I can only speak to the three bedrooms.  None of them have any real "view" as they are across the road from the resort.  Buildings 43 and 44 are the "new" units and have a very modern/urban decor, whereas buildings 41 and 42 are more "resort-like" in their decor.  There are some other differences between the "new" and old units and I would be happy to let you know more if you are renting a 3 bed; hopefully another TUGger will be able to provide more info on other units.

Lori


----------



## K Hines (Mar 24, 2006)

If you are looking at the map of the villas for rent and are in a studio, one bedroom, or 2 bedroom.  You want to be in the upper 2 buildings for view (33 or 34).  You can barely see the water from the lower buildings.  We were in a studio in building 32 in January.  It is an ourstanding place.  It is a little inconvient being across the road from the resort.  We would take the car down if we went.  We used the beaches on the far side of the island everyday, so the car rental was great.  Go to Stone Terrace and 10 Tables for dinner.  Great food.


----------



## lawren2 (Mar 24, 2006)

Out of curiosity... when are you going? What size villa are you renting? and how much are you paying?

In the past I have done research and find a better value renting independently owned homes thru a known agency. Views are better, quite a few have their own pool, better beaches and less cost.

You can always use the Westin facilities if you want. They won't stop you from eating there ( but I'm not a fan of their restaurants) or booking spa or swimming in the pool.

Caneel is another story entirely. Only small restricted sections can be used by non-residents.

JMHO


----------



## DavidnRobin (Mar 25, 2006)

You might get more responses if posted on the Hotel-based section of TUG.

From what I understand (from another helpful WSJ owner - Laura) - Buildings 33 and 34 have views of Great Cruz Bay. Each pair of buildings have there own pool and BBQ area.

As long as you don't rent from Westin - there are some great villa rental prices out there.


----------



## LauraS93 (Mar 28, 2006)

Hi Buzzy!

Let us know what unit # you are looking to rent, and I can help.  The first two digits of the four digit unit # is the building number.  The second two are for the actual unit itself.
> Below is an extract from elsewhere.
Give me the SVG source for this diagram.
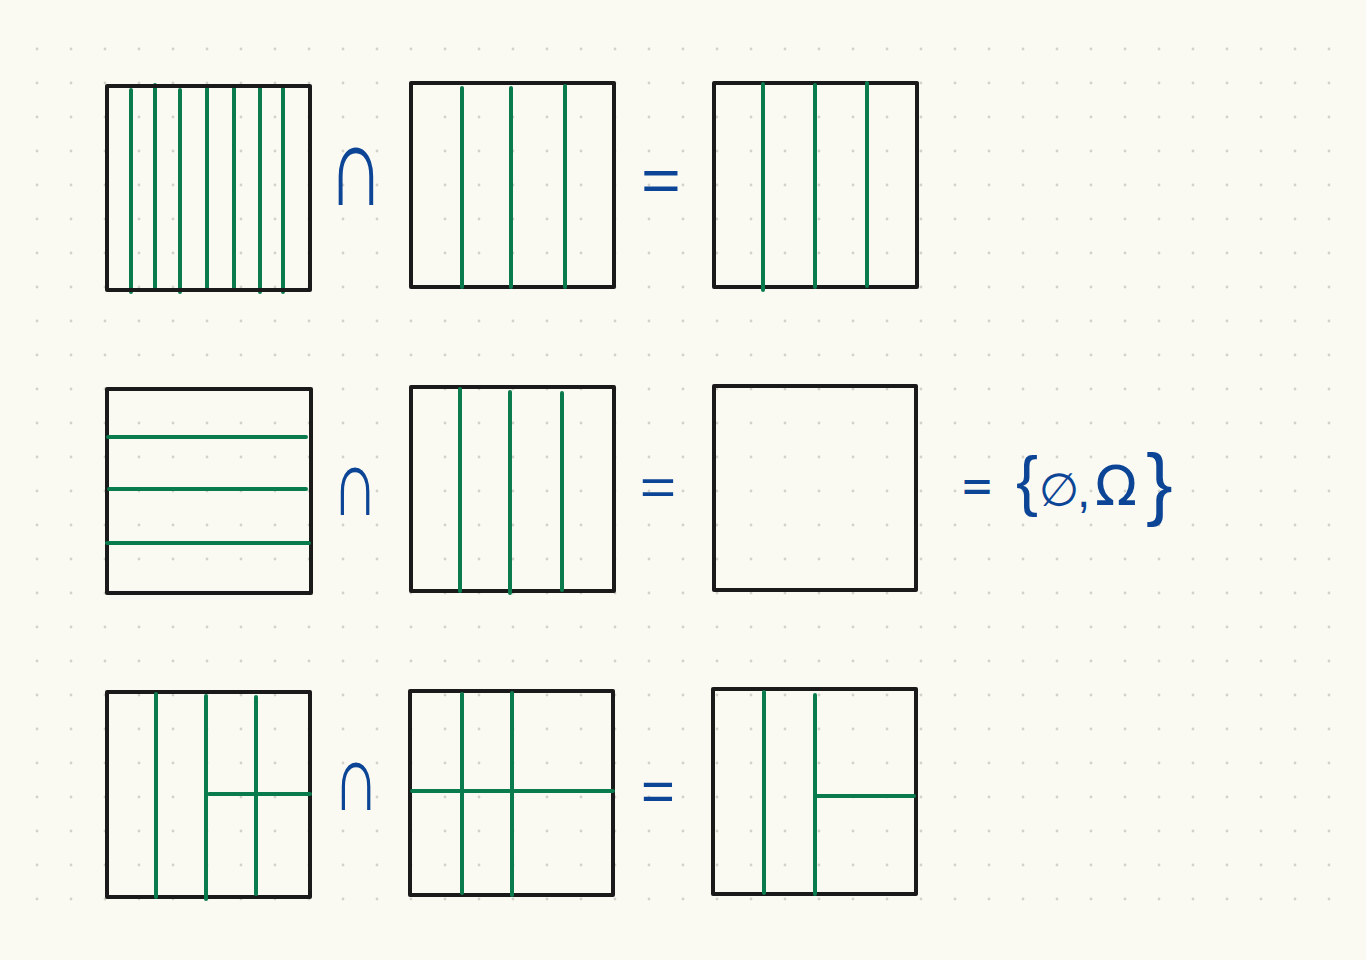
<svg xmlns="http://www.w3.org/2000/svg" width="1366" height="960" viewBox="0 0 1366 960">
<defs>
<pattern id="dots" patternUnits="userSpaceOnUse" x="20" y="32" width="34" height="34">
<circle cx="17" cy="17" r="1.4" fill="#d2d2ca"/>
</pattern>
<style>
.box{fill:none;stroke:#1a1a1a;stroke-width:4;stroke-linejoin:round}
.g{stroke:#0a7b4d;stroke-width:4;stroke-linecap:round;fill:none}
.op{fill:#0c4596;font-family:"Liberation Sans","DejaVu Sans",sans-serif;text-anchor:middle}
.opd{fill:#0c4596;font-family:"DejaVu Sans",sans-serif;text-anchor:middle}
.res{fill:#0c4596;font-family:"Liberation Sans","DejaVu Sans",sans-serif}
</style>
</defs>
<rect width="1366" height="960" fill="#fafaf2"/>
<rect x="20" y="32" width="1326" height="884" fill="url(#dots)"/>

<g id="connectors"/>

<!-- Row 1 -->
<g id="r1-a">
<path class="g" d="M131 90V292M155 85V289M180 90V292M207 87V289M234 87V289M260 87V292M283 87V292"/>
<rect class="box" x="107" y="86" width="203" height="204"/>
</g>
<g id="r1-cap"><text class="op" transform="translate(356,205) scale(0.68,1)" font-size="114">∩</text></g>
<g id="r1-b">
<rect class="box" x="411" y="83" width="203" height="204"/>
<path class="g" d="M462 88V287M511 88V287M565 86V287"/>
</g>
<g id="r1-eq"><text class="op" transform="translate(661,201) scale(1.1,1)" font-size="62">=</text></g>
<g id="r1-c">
<rect class="box" x="714" y="83" width="203" height="204"/>
<path class="g" d="M763 84V290M815 85V287M867 83V286"/>
</g>

<!-- Row 2 -->
<g id="r2-a">
<rect class="box" x="107" y="389" width="204" height="204"/>
<path class="g" d="M108 437H306M109 489H306M107 543H309"/>
</g>
<g id="r2-cap"><text class="op" transform="translate(355,515) scale(0.68,1)" font-size="94">∩</text></g>
<g id="r2-b">
<rect class="box" x="411" y="387" width="203" height="204"/>
<path class="g" d="M460 389V591M510 392V593M562 393V590"/>
</g>
<g id="r2-eq"><text class="op" transform="translate(658,505) scale(1.2,1)" font-size="52">=</text></g>
<g id="r2-c">
<rect class="box" x="714" y="386" width="202" height="204"/>
</g>
<g id="r2-result">
<text class="opd" transform="translate(977,502.5) scale(0.8,1)" font-size="50">=</text>
<text class="res" y="503"><tspan x="1016" font-size="66">{</tspan><tspan x="1039" y="506" font-size="46" style="font-family:'DejaVu Sans',sans-serif">∅</tspan><tspan x="1077" y="507" font-size="48">,</tspan><tspan x="1095" y="505" font-size="55" style="font-family:'DejaVu Sans',sans-serif">Ω</tspan><tspan x="1146" y="510" font-size="80">}</tspan></text>
</g>

<!-- Row 3 -->
<g id="r3-a">
<rect class="box" x="107" y="692" width="203" height="205"/>
<path class="g" d="M156 694V897M206 696V899M256 697V894M209 794H310"/>
</g>
<g id="r3-cap"><text class="op" transform="translate(356,810) scale(0.68,1)" font-size="94">∩</text></g>
<g id="r3-b">
<rect class="box" x="410" y="691" width="203" height="204"/>
<path class="g" d="M462 694V893M512 693V895M412 791H613"/>
</g>
<g id="r3-eq"><text class="op" transform="translate(658,811)" font-size="58">=</text></g>
<g id="r3-c">
<rect class="box" x="713" y="689" width="203" height="205"/>
<path class="g" d="M764 692V893M815 695V894M817 796H914"/>
</g>
</svg>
If you want a view of Great Cruz Bay (and who doesn't?) go with buildings 33 and 34 on the hill.


----------



## buzzy (Mar 29, 2006)

LauraS93 said:
			
		

> Hi Buzzy!
> 
> Let us know what unit # you are looking to rent, and I can help.  The first two digits of the four digit unit # is the building number.  The second two are for the actual unit itself.
> 
> If you want a view of Great Cruz Bay (and who doesn't?) go with buildings 33 and 34 on the hill.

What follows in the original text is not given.